Moreover, other societies, forced to compete, have to drop some of their moral disgust and I suspect this scenario ends up like a ratchet, where inevitably a society will lose 100 percent of all disgust in order to compete.
Pauses, multilateral agreements, etc can slow this down but it depends on how fast the gain is as to how long it buys you. Unilateral agreements just free tsmc up to manufacture AI chips for the parties not signing the agreement.
OK, that sounds somewhat plausible, in the abstract.
But what would be your proposal to slow down and reduce extinction risk from AI development? Or do you think that risk is so low that it’s not worth trying to manage it?
My proposal is to engineer powerful and reliable AI immediately, as fast as feasible. If this is true endgame—whoever wins the race owns the planet if not the accessible universe—then spending and effort should be proportional. It’s the only way.
You deal with the dangerous out of control AI by tasking your reliable models with destroying them.

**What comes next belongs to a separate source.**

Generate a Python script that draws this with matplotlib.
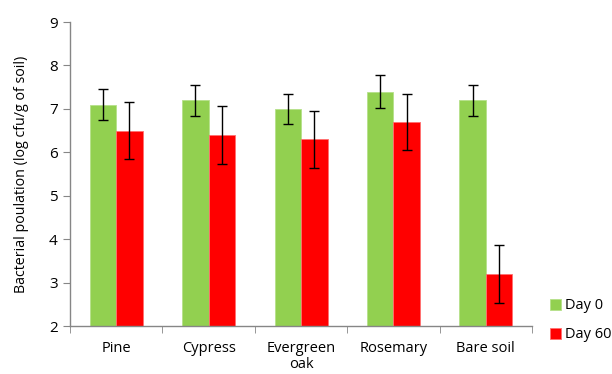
import matplotlib
matplotlib.use("Agg")
import matplotlib.pyplot as plt
import numpy as np

categories = ["Pine", "Cypress", "Evergreen\noak", "Rosemary", "Bare soil"]
day0 = [7.1, 7.2, 7.0, 7.4, 7.2]
day0_err = [0.36, 0.36, 0.35, 0.37, 0.36]
day60 = [6.5, 6.4, 6.3, 6.7, 3.2]
day60_err = [0.65, 0.66, 0.66, 0.65, 0.66]
series_names = ["Day 0", "Day 60"]

plt.rcParams["font.family"] = ["Open Sans", "DejaVu Sans"]

fig = plt.figure(figsize=(6.12, 3.74), dpi=100)
ax = fig.add_axes([0.1144, 0.1283, 0.755, 0.8128])

x = np.arange(len(categories))
w = 0.287
axis_col = "#868686"
err_kw = dict(ecolor="black", elinewidth=1.0, capsize=3.5, capthick=1.0)

ax.bar(x - w / 2, day0, w, color="#92D050", edgecolor="#b5e08a",
       linewidth=0.6, yerr=day0_err, error_kw=err_kw, label=series_names[0])
ax.bar(x + w / 2, day60, w, color="#FF0000", edgecolor="#ff7070",
       linewidth=0.6, yerr=day60_err, error_kw=err_kw, label=series_names[1])

ax.set_ylim(2, 9)
ax.set_xlim(-0.5, len(categories) - 0.5)
ax.set_yticks(range(2, 10))
ax.tick_params(axis="y", length=5, color=axis_col, labelsize=11, pad=4)

# category labels centred, tick marks on category boundaries
ax.set_xticks(x)
ax.set_xticklabels(categories, fontsize=10.5, linespacing=1.1)
ax.tick_params(axis="x", length=0, pad=11)
ax.set_xticks(np.arange(-0.5, len(categories)), minor=True)
ax.tick_params(axis="x", which="minor", length=5, color=axis_col)

for s in ["top", "right"]:
    ax.spines[s].set_visible(False)
for s in ["left", "bottom"]:
    ax.spines[s].set_color(axis_col)
    ax.spines[s].set_linewidth(1.0)

ax.set_ylabel("Bacterial poulation (log cfu/g of soil)", fontsize=10.3, labelpad=14)

leg = fig.legend(loc="upper left", bbox_to_anchor=(0.899, 0.202),
                 frameon=False, fontsize=10.5, handlelength=0.75, handleheight=0.75,
                 handletextpad=0.25, labelspacing=0.95, borderpad=0,
                 borderaxespad=0)

fig.savefig("out.png", dpi=100)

The core of your approach is to subdivide and validate all the subtasks. No model is manufacturing the drones used to do this by itself, it’s thousands of temporary instances. You filter the information used to reach the combat solvers that decide how to task each drone to destroy the enemy so any begging from the enemy is never processed. You design the killer drones with lots of low level interlocks to prevent the obvious misuse and they would use controllers maybe using conventional software so they cannot be convinced not to carry out the mission as they can’t understand language.
The general concept is if 99 percent of the drones are “safe” like this then even if escaped models are smart they just can’t win.
Or in more concrete terms, I am saying say a simple reliable combat solver is not going to be a lot worse than a more complex one. That superintelligence saturates. Simple and reliable hypersonic stealth drones are still almost as good as whatever a superintelligence cooks up etc. It’s an assumption on available utility relative to compute.